--- Start Raw data ---

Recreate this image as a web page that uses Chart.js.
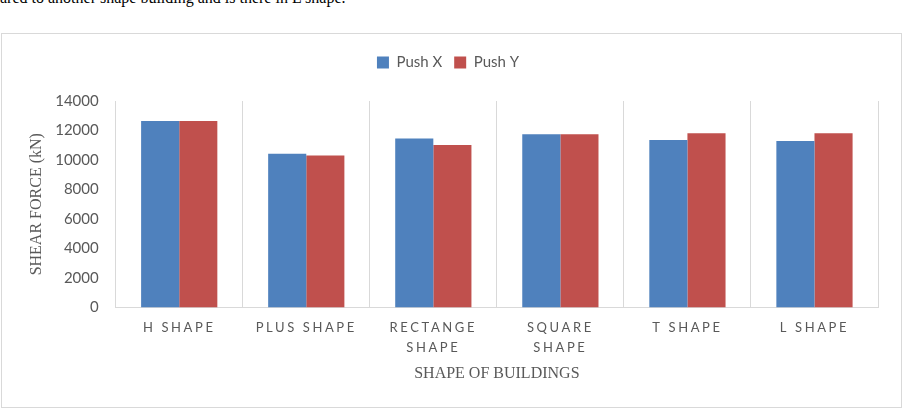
<!DOCTYPE html>
<html lang="en">
<head>
<meta charset="UTF-8">
<script src="https://cdn.jsdelivr.net/npm/chart.js"></script>
<title>Shear force by building shape</title>
<style>
  body { margin: 0; background: #fff; width: 905px; height: 414px; overflow: hidden; position: relative; }
  .intro { position: absolute; left: 0; top: -11px; font: 16px "Liberation Serif", serif; color: #000; white-space: nowrap; }
  .box { position: absolute; left: 1px; top: 33px; width: 899px; height: 373px; border: 1px solid #d9d9d9; }
</style>
</head>
<body>
<div class="intro">ared to another shape building and is there in L shape.</div>
<div class="box">
  <canvas id="grafico"></canvas>
</div>

<script>
  // dados
  const categorias = [["H SHAPE"], ["PLUS SHAPE"], ["RECTANGE", "SHAPE"], ["SQUARE", "SHAPE"], ["T SHAPE"], ["L SHAPE"]];
  const pushX = [12650, 10420, 11460, 11750, 11350, 11280];
  const pushY = [12650, 10310, 11010, 11750, 11820, 11820];
  const ticksY = [0, 2000, 4000, 6000, 8000, 10000, 12000, 14000];

  const cinza = '#595959';

  // espaçamento entre letras nos rótulos do eixo X + espaço extra abaixo da legenda
  const ajustes = {
    id: 'ajustes',
    beforeLayout(chart) {
      const lg = chart.legend;
      if (lg && !lg._ajustada) {
        const fit = lg.fit;
        lg.fit = function () { fit.call(this); this.height += 21; };
        lg._ajustada = true;
      }
    },
    beforeDraw(chart) {
      const xs = chart.scales.x;
      if (xs._comEspaco) return;
      const orig = xs.drawLabels;
      xs.drawLabels = function (area) {
        const c = this.ctx;
        c.save();
        c.letterSpacing = '2.6px';
        orig.call(this, area);
        c.restore();
      };
      xs._comEspaco = true;
    }
  };

  new Chart(document.getElementById('grafico'), {
    type: 'bar',
    data: {
      labels: categorias,
      datasets: [
        { label: 'Push X', data: pushX, backgroundColor: '#4F81BD' },
        { label: 'Push Y', data: pushY, backgroundColor: '#C0504D' }
      ]
    },
    options: {
      responsive: true,
      maintainAspectRatio: false,
      animation: false,
      categoryPercentage: 0.6,
      barPercentage: 1.0,
      layout: { padding: { left: 16, right: 23, top: 9, bottom: 24 } },
      plugins: {
        legend: {
          position: 'top',
          labels: {
            boxWidth: 12, boxHeight: 12, padding: 12,
            color: cinza,
            font: { family: 'Lato', size: 15 }
          }
        },
        tooltip: { enabled: false }
      },
      scales: {
        x: {
          grid: { display: true, color: '#d9d9d9', offset: true, drawTicks: false },
          border: { color: '#d9d9d9' },
          ticks: {
            color: cinza, padding: 10, maxRotation: 0, autoSkip: false,
            font: { family: 'Lato', size: 13, lineHeight: 1.55 }
          },
          title: {
            display: true, text: 'SHAPE OF BUILDINGS', color: cinza,
            font: { family: 'Liberation Serif', size: 16 },
            padding: { top: -4, bottom: 0 }
          }
        },
        y: {
          min: 0, max: 14000,
          afterBuildTicks(scale) { scale.ticks = ticksY.map(v => ({ value: v })); },
          grid: { display: false },
          border: { display: false },
          ticks: {
            color: cinza, padding: 9,
            font: { family: 'Lato', size: 15 },
            callback: v => String(v)
          },
          title: {
            display: true, text: 'SHEAR FORCE (kN)', color: cinza,
            font: { family: 'Liberation Serif', size: 16 },
            padding: { top: 9, bottom: 0 }
          }
        }
      }
    },
    plugins: [ajustes]
  });
</script>
</body>
</html>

--- End Raw data ---

_What needs to be done_: Pictures are excluded: retype only the lines from the beginning of the listing above through the line with "const cinza = '#595959';", both included.

_Exercise result_:
Recreate this image as a web page that uses Chart.js.
<!DOCTYPE html>
<html lang="en">
<head>
<meta charset="UTF-8">
<script src="https://cdn.jsdelivr.net/npm/chart.js"></script>
<title>Shear force by building shape</title>
<style>
  body { margin: 0; background: #fff; width: 905px; height: 414px; overflow: hidden; position: relative; }
  .intro { position: absolute; left: 0; top: -11px; font: 16px "Liberation Serif", serif; color: #000; white-space: nowrap; }
  .box { position: absolute; left: 1px; top: 33px; width: 899px; height: 373px; border: 1px solid #d9d9d9; }
</style>
</head>
<body>
<div class="intro">ared to another shape building and is there in L shape.</div>
<div class="box">
  <canvas id="grafico"></canvas>
</div>

<script>
  // dados
  const categorias = [["H SHAPE"], ["PLUS SHAPE"], ["RECTANGE", "SHAPE"], ["SQUARE", "SHAPE"], ["T SHAPE"], ["L SHAPE"]];
  const pushX = [12650, 10420, 11460, 11750, 11350, 11280];
  const pushY = [12650, 10310, 11010, 11750, 11820, 11820];
  const ticksY = [0, 2000, 4000, 6000, 8000, 10000, 12000, 14000];

  const cinza = '#595959';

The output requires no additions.